Yeah. That’s the thing I learned, especially coming from the independent scene. Money is currency – I get it. But really, when you make an indie movie, it’s about passion. If you’re really passionate, and other people are passionate, from the actors all the way down, that means you’re doing it for the right reasons. So when I jumped to studio films, that was the biggest challenge; I wanted to remove the money. I acknowledge that it exists, but even though we’re well compensated, I want us all to show up and be passionate. That was the biggest challenge for a while. In the 10, 14 years I’ve been a professional filmmaker, I’ve been able to work with some amazing people, and slowly, that family’s building. That’s something I’m very proud of.
How did you adapt to that world of big studio movies? How can a filmmaker adapt to it, psychologically?
My approach is the same. When I got my chance, the studio gave me more leeway, because they hired me because I’m an indie guy. So with success, we had a partnership where if it worked once [it could work again]. All I can ask for as a filmmaker is accountability. I would hate to do a movie and you either like it or not like it, but I’m not accountable. That’s not the way I am, and it was a great way in for me, and it’s worked out really well. I just want to be accountable. That’s very important to me, because making films is a privilege. Even doing sequels – they’re not a given, they’re a privilege. It takes a lot of people make an even small idea come alive, so my approach has been the same – I learned it from the indie world, and that’s what I’ve applied. I wouldn’t want to work in any other way.

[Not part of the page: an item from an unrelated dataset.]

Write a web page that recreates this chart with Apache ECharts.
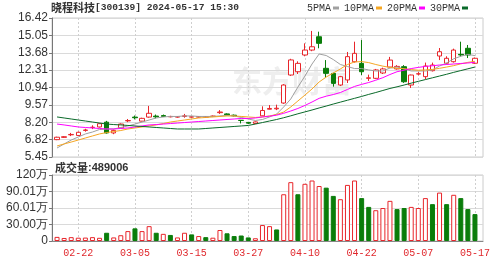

Are you signed up to make another Star Trek?
No, we haven’t talked about it. I signed up to do one, and I had a great time. But it was a detour in many ways. I didn’t plan on doing it, and so I’m just kind of enjoying it.
Do you think you’ll do something smaller and more indie next?
That’s what I was doing when JJ [Abrams] called me! It’s become the greatest detour in my career. But I’ve been trying TV, all these different things I haven’t done before. I’m ready to start doing that.
Justin Lin, thank you very much.
Star Trek Beyond is out in UK cinemas now.